ROGERS PARK — When Evan Zemil first volunteered to help a refugee family resettle in Chicago through the No One Left Behind organization, he had no idea how much the experience would change his life just 1½ years later. 

The group works with Iraqi and Afghan nationals who formerly worked as interpreters and linguists for U.S. Special Forces find a new life in America using a Special Immigrant Visa. Because of their affiliation with the U.S. government, they become active targets of terrorist groups like the Taliban.

After briefly jumping on as director of the Chicago chapter before spinning off into his own army of one, Zemil now says the countless hours of help he dedicates to these new residents is something he couldn't imagine giving up. 

"It just happened, I can't explain it," Zemil said. "I helped one family, and then one became three and three became five, and the next thing I know Refugee One sent me 12 families all at once and I just started knocking on doors as a refugee agency."

He now is looking for bikes for two men who need them to get to work. 

Interpreters and translators working for U.S. Special Forces in Afghanistan and Iraq provide more than just language help to soldiers — the job requires them to be alongside those who need translation services and provide other critical information, like insight on local terrain, when and wherever it might be needed. 

Zemil said many of the families he helps resettle have family members who have been killed or captured because of their relationship with the U.S. military.

It was estimated an interpreter in Afghanistan is killed every 36 hours, according to a 2014 report from the Iraqi Refugee Assistance Project.

If they are approved for a special visa, they are given some cash assistance and eventually receive food stamps, but the money they are given to buy typical things needed for rebuilding a life is often absorbed by refugee resettlement organizations who in turn use the money to help pay for the first few initial months of rent. 

It's not enough, Zemil said, especially for those who have yet to find employment and need to support family members in the United States and abroad. 

Zemil said he no longer receives many requests from refugee organizations, but rather is overwhelmed with calls for assistance from refugees in the community themselves. 

When he hears a family is in need of basic items like mattresses and blankets, food, clothing, dishes and bikes for transportation, he puts a call out to online groups or helps connect them with someone who can help. 

Most of the time he retrieves the items and delivers them.

Simultaneously, Zemil, who lives on the North Side but owns properties across the South Side, runs his own business. He could use some help, he said. 

The items go toward helping people like Sharifullan Khair Khwa, who arrived in Rogers Park in early November with his wife to start his life over through the Special Immigrant Visa program after working as a linguist for the U.S. military in Afghanistan for three years.

"My life was at a serious risk," Khair Khwa said.

His brother, also an interpreter, had come two years earlier and connected him with Zemil when he had nothing, he said. Zemil helped him get shoes, furniture, carpet, food, clothes and more.

"When I came here, my hands were empty," Khair Khwa said. "But now I got a house, I got a beautiful life. ... I'm very happy."

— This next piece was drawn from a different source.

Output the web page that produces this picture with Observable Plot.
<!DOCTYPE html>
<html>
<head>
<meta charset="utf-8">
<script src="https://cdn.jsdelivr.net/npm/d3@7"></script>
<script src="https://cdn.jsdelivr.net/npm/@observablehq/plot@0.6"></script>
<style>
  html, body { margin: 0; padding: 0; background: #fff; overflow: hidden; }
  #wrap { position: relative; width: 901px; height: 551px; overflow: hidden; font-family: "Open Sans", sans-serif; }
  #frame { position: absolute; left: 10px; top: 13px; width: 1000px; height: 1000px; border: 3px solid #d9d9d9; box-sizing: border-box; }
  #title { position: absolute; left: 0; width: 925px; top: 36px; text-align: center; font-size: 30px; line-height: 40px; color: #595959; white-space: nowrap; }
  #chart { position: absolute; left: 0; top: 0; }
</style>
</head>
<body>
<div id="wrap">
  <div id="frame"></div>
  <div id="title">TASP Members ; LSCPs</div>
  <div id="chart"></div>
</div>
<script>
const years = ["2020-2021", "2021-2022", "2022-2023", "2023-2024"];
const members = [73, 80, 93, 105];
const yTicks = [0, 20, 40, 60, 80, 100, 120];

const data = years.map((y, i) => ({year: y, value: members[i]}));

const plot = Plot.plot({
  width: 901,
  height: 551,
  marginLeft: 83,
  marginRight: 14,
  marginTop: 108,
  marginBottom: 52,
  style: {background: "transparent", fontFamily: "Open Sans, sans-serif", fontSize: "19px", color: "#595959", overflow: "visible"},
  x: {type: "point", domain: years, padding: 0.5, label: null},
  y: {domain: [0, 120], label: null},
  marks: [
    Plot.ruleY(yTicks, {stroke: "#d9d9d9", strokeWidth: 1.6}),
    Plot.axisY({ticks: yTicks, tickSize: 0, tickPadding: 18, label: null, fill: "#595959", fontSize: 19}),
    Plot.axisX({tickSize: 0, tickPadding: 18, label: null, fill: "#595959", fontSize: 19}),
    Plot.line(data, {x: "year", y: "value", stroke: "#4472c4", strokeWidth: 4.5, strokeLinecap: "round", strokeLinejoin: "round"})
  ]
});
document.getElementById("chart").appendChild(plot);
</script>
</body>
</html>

Khair Khwa said he feared including his picture in this story because of how it could potentially affect his family in Afghanistan or here in the United States.

Khair Khwa said though it has been difficult to readjust in the United States, he is thankful for the assistance he's received and the kindness he's been shown so far — in particular from Zemil. 

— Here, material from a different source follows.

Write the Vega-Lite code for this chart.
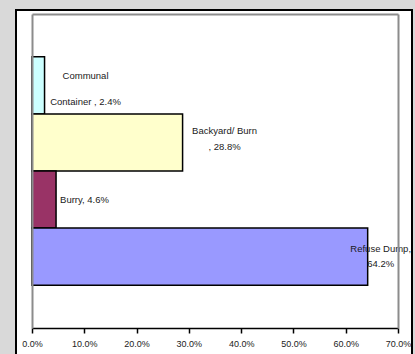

"I hope him the best luck in life, we're very thankful," he said.

Zemil said he is moved from the gratitude of the families he's helped, something he views as an act of his own appreciation for serving the U.S. military.

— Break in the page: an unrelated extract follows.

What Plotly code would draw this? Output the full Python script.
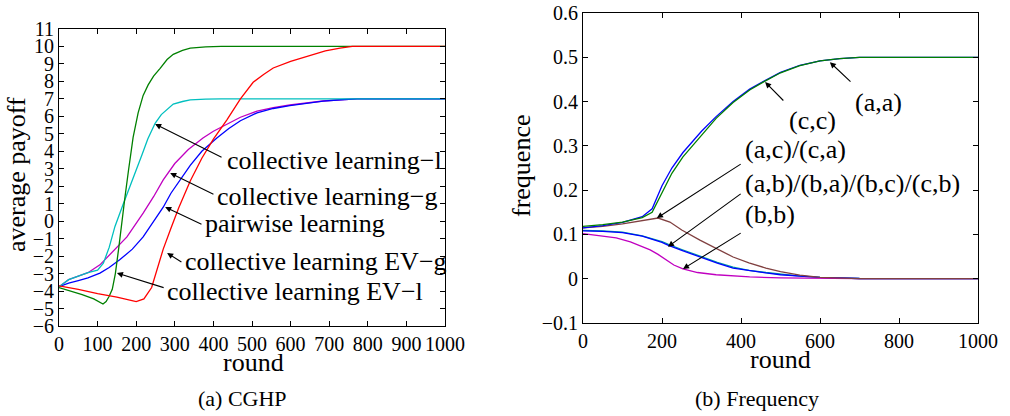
import plotly.graph_objects as go

# ---------------- data: (a) CGHP ----------------
cl_l_x = [0, 25, 50, 75, 100, 115, 130, 145, 165, 184, 200, 215, 230, 249, 265, 280, 296, 320, 340, 380, 420, 1000]
cl_l_y = [-3.75, -3.35, -3.15, -2.95, -2.8, -2.4, -1.5, -0.3, 0.9, 1.96, 2.9, 3.8, 4.7, 5.6, 6.1, 6.4, 6.7, 6.85, 6.94, 6.99, 7.0, 7.0]

cl_g_x = [0, 25, 50, 75, 106, 140, 176, 218, 245, 270, 300, 335, 373, 400, 430, 470, 513, 555, 598, 640, 684, 730, 772, 1000]
cl_g_y = [-3.75, -3.35, -3.15, -2.95, -2.5, -1.7, -0.9, 0.46, 1.4, 2.36, 3.3, 4.1, 4.76, 5.15, 5.5, 5.95, 6.3, 6.5, 6.65, 6.78, 6.88, 6.95, 7.0, 7.0]

pw_x = [0, 25, 50, 75, 106, 130, 158, 190, 218, 245, 270, 290, 313, 340, 370, 409, 440, 470, 513, 555, 598, 640, 684, 730, 772, 1000]
pw_y = [-3.75, -3.55, -3.4, -3.25, -2.97, -2.65, -2.2, -1.6, -0.9, 0.0, 0.8, 1.6, 2.36, 3.2, 4.0, 4.76, 5.3, 5.75, 6.2, 6.45, 6.62, 6.76, 6.87, 6.95, 7.0, 7.0]

ev_g_x = [0, 50, 100, 150, 200, 220, 240, 255, 270, 290, 310, 340, 370, 400, 435, 470, 503, 530, 555, 600, 642, 690, 728, 760, 1000]
ev_g_y = [-3.7, -3.9, -4.15, -4.35, -4.6, -4.45, -3.8, -2.7, -1.6, -0.4, 0.75, 2.3, 3.6, 4.7, 5.8, 7.0, 7.95, 8.4, 8.77, 9.15, 9.45, 9.75, 9.91, 10.0, 10.0]

ev_l_x = [0, 30, 60, 90, 114, 122, 130, 138, 146, 155, 163, 171, 180, 192, 205, 218, 231, 245, 262, 280, 296, 320, 340, 380, 420, 1000]
ev_l_y = [-3.8, -4.0, -4.2, -4.45, -4.74, -4.6, -4.3, -3.9, -3.0, -1.5, 0.1, 1.4, 2.9, 4.8, 6.2, 7.2, 7.8, 8.3, 8.75, 9.25, 9.55, 9.78, 9.9, 9.98, 10.0, 10.0]

# ---------------- data: (b) Frequency ----------------
aa_x = [0, 50, 100, 150, 175, 200, 225, 253, 300, 337, 380, 422, 456, 500, 549, 600, 650, 700, 1000]
aa_y = [0.115, 0.12, 0.127, 0.14, 0.158, 0.21, 0.25, 0.285, 0.333, 0.366, 0.4, 0.428, 0.445, 0.466, 0.482, 0.492, 0.497, 0.5, 0.5]

cc_x = [0, 50, 100, 150, 175, 200, 225, 253, 300, 337, 380, 422, 456, 500, 549, 600, 650, 700, 1000]
cc_y = [0.118, 0.122, 0.128, 0.138, 0.15, 0.195, 0.238, 0.275, 0.325, 0.362, 0.398, 0.426, 0.444, 0.465, 0.481, 0.492, 0.497, 0.5, 0.5]

ac_x = [0, 50, 100, 150, 190, 220, 250, 296, 340, 380, 420, 463, 500, 549, 600, 650, 700, 1000]
ac_y = [0.115, 0.118, 0.124, 0.132, 0.137, 0.128, 0.11, 0.087, 0.067, 0.049, 0.036, 0.024, 0.016, 0.008, 0.003, 0.001, 0.0, 0.0]

ab_x = [0, 50, 100, 150, 200, 215, 250, 296, 340, 380, 420, 463, 500, 549, 600, 700, 1000]
ab_y = [0.108, 0.107, 0.104, 0.096, 0.082, 0.076, 0.064, 0.049, 0.035, 0.024, 0.018, 0.013, 0.009, 0.006, 0.003, 0.0005, 0.0]
ab2_y = [0.109, 0.108, 0.105, 0.097, 0.084, 0.078, 0.066, 0.051, 0.037, 0.026, 0.019, 0.014, 0.010, 0.006, 0.003, 0.0005, 0.0]

bb_x = [0, 50, 84, 120, 170, 190, 211, 230, 253, 290, 337, 380, 422, 500, 600, 700, 1000]
bb_y = [0.102, 0.097, 0.092, 0.083, 0.065, 0.055, 0.042, 0.031, 0.022, 0.014, 0.009, 0.006, 0.004, 0.002, 0.001, 0.0, 0.0]

FONT = "'Liberation Serif', 'Times New Roman', Times, 'DejaVu Serif', serif"

fig = go.Figure()

def add(x, y, color, xa, ya, w=1.3):
    fig.add_trace(go.Scatter(x=x, y=y, mode="lines", line=dict(color=color, width=w),
                             xaxis=xa, yaxis=ya, showlegend=False, hoverinfo="skip"))

# left panel
add(cl_g_x, cl_g_y, "#C000C0", "x", "y")
add(pw_x, pw_y, "#0000FF", "x", "y")
add(cl_l_x, cl_l_y, "#00BFBF", "x", "y")
add(ev_l_x, ev_l_y, "#008000", "x", "y")
add(ev_g_x, ev_g_y, "#FF0000", "x", "y")

# right panel
add(ab_x, ab2_y, "#00A0A0", "x2", "y2")
add(ab_x, ab_y, "#0000FF", "x2", "y2")
add(bb_x, bb_y, "#C000C0", "x2", "y2")
add(ac_x, ac_y, "#804040", "x2", "y2")
add(aa_x, aa_y, "#0000FF", "x2", "y2")
add(cc_x, cc_y, "#008000", "x2", "y2")

axcommon = dict(showline=True, linecolor="black", linewidth=1, mirror="ticks",
                ticks="inside", ticklen=5, tickcolor="black", showgrid=False, zeroline=False,
                tickfont=dict(family=FONT, size=20, color="black"), automargin=False)

fig.update_layout(
    width=1010, height=416, margin=dict(l=0, r=0, t=0, b=0),
    paper_bgcolor="white", plot_bgcolor="white",
    font=dict(family=FONT, color="black"),
    xaxis=dict(domain=[59/1010, 445/1010], range=[0, 1000], dtick=100, tick0=0, anchor="y", **axcommon),
    yaxis=dict(domain=[1-326/416, 1-29/416], range=[-6, 11], dtick=1, tick0=0, anchor="x", **axcommon),
    xaxis2=dict(domain=[583/1010, 978/1010], range=[0, 1000], dtick=200, tick0=0, anchor="y2", **axcommon),
    yaxis2=dict(domain=[1-323/416, 1-13/416], range=[-0.1, 0.6], anchor="x2",
                tickvals=[-0.1, 0, 0.1, 0.2, 0.3, 0.4, 0.5, 0.6],
                ticktext=["\u22120.1", "0", "0.1", "0.2", "0.3", "0.4", "0.5", "0.6"], **axcommon),
)

ann = []

def arrow(xr, yr, tipx, tipy, tailx, taily):
    ann.append(dict(xref=xr, yref=yr, axref=xr, ayref=yr, x=tipx, y=tipy, ax=tailx, ay=taily,
                    text="", showarrow=True, arrowhead=2, arrowsize=1.1, arrowwidth=1.1, arrowcolor="black"))

def label(xr, yr, x, y, t, size=26):
    ann.append(dict(xref=xr, yref=yr, x=x, y=y, text=t, showarrow=False, xanchor="left", yanchor="middle",
                    font=dict(family=FONT, size=size, color="black")))

# left arrows and labels
arrow("x", "y", 249, 5.56, 425, 3.62)
arrow("x", "y", 288, 2.76, 404, 1.5)
arrow("x", "y", 275, 0.81, 373, -0.22)
arrow("x", "y", 280, -1.82, 321, -2.39)
arrow("x", "y", 150, -2.97, 275, -3.83)
label("x", "y", 430, 3.45, "collective learning\u2212l")
label("x", "y", 404, 1.4, "collective learning\u2212g")
label("x", "y", 373, -0.15, "pairwise learning")
label("x", "y", 321, -2.3, "collective learning EV\u2212g")
label("x", "y", 275, -4.0, "collective learning EV\u2212l")

# right arrows and labels
arrow("x2", "y2", 625, 0.489, 681, 0.442)
arrow("x2", "y2", 461, 0.444, 511, 0.399)
arrow("x2", "y2", 187, 0.137, 403, 0.261)
arrow("x2", "y2", 215, 0.072, 403, 0.194)
arrow("x2", "y2", 253, 0.022, 403, 0.105)
label("x2", "y2", 684, 0.399, "(a,a)")
label("x2", "y2", 516, 0.358, "(c,c)")
label("x2", "y2", 405, 0.291, "(a,c)/(c,a)")
label("x2", "y2", 405, 0.216, "(a,b)/(b,a)/(b,c)/(c,b)")
label("x2", "y2", 405, 0.144, "(b,b)")

# axis titles and captions (paper coords in pixels)
def ptext(px, py, t, size=26, angle=0):
    ann.append(dict(xref="paper", yref="paper", x=px/1010, y=1-py/416, text=t, showarrow=False,
                    xanchor="center", yanchor="middle", textangle=angle,
                    font=dict(family=FONT, size=size, color="black")))

ptext(17, 175, "average payoff", angle=-90)
ptext(253, 362, "round")
ptext(521, 166, "frequence", angle=-90)
ptext(780, 359, "round")
ptext(242, 398, "(a) CGHP", size=22)
ptext(757, 398, "(b) Frequency", size=22)

fig.update_layout(annotations=ann)
fig.write_html("out.html")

Despite anti-Muslim rhetoric in America over the last year, Zemil, who is Jewish, said he doesn't care what others think of what he's doing, unless they're offering to help. 

"It's very moving to me, sometimes I break down and cry, how can you not?" Zemil said. "I'm Jewish, which is strange because these are all Muslims. But it really comes down to being a human being.

"If anybody says anything to me I tell them, 'Look, these people stood up for us. I don't care that they're Muslim.'"

Since meeting and becoming friends with dozens of Afghan and Iraqi families, Zemil said his life has "changed for the better."

Zemil said he is currently seeking laptops and central processing units, mattresses, blankets, portable heaters, dishes and cutlery, bicycles and other gently-used household items still in good condition. 

He can be reached by email at EvanZemil@gmail.com.

"People can rise to the occasion, people can do what they want to do," Zemil said. "I think life gets in the way of a lot of people helping, even though they may want to help. And I don't mean writing a check, I don't mean buying a gift card. As Americans we're busy living our lives ... I'm trying to get more people who want to volunteer, to donate."